Any suitable control circuitry may be employed to implement the flow diagrams in the embodiments of the present invention, such as any suitable integrated circuit or circuits. For example, the control circuitry may be implemented within a read channel integrated circuit, or in a component separate from the read channel, such as a disk controller, or certain steps described above may be performed by a read channel and others by a disk controller. In one embodiment, the read channel and disk controller are implemented as separate integrated circuits, and in an alternative embodiment they are fabricated into a single integrated circuit or system on a chip (SOC). In addition, the control circuitry may include a suitable preamp circuit implemented as a separate integrated circuit, integrated into the read channel or disk controller circuit, or integrated into an SOC.

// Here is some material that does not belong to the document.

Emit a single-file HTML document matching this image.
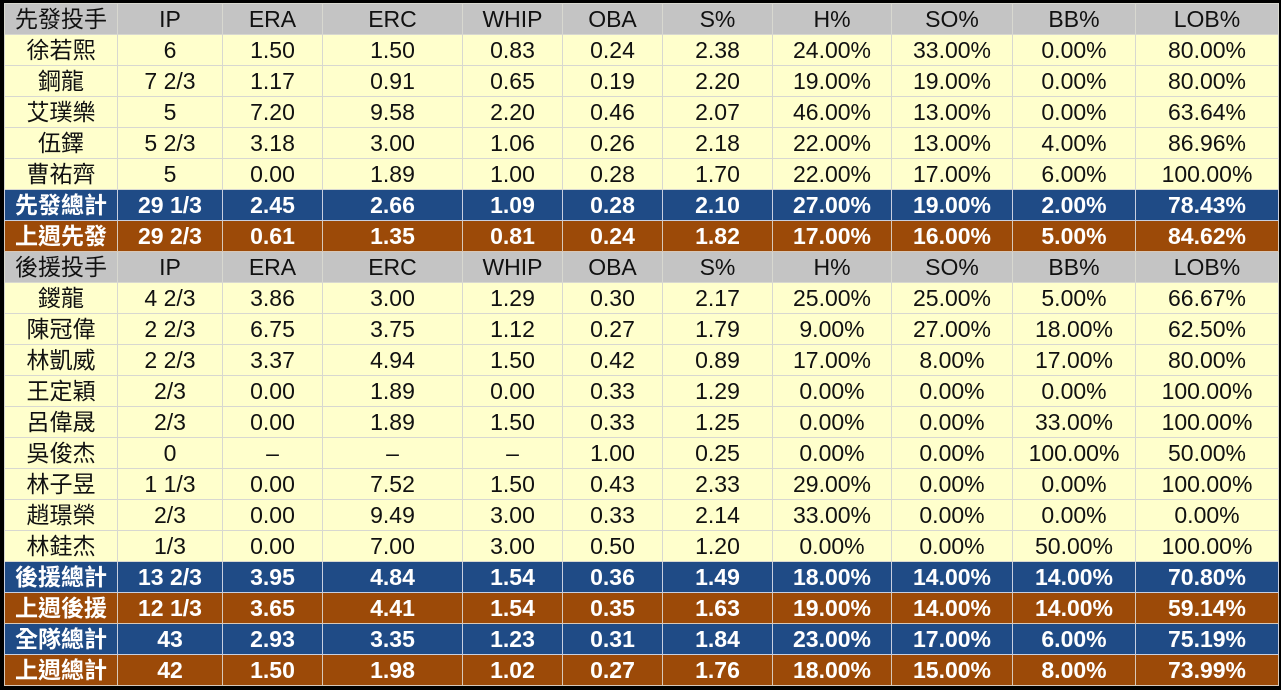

In one embodiment, the control circuitry comprises a microprocessor executing instructions, the instructions being operable to cause the microprocessor to perform the steps of the flow diagrams described herein. The instructions may be stored in any computer-readable medium. In one embodiment, they may be stored on a non-volatile semiconductor memory external to the microprocessor, or integrated with the microprocessor in a SOC. In another embodiment, the instructions are stored on the disk and read into a volatile semiconductor memory when the disk drive is powered on. In yet another embodiment, the control circuitry comprises suitable logic circuitry, such as state machine circuitry.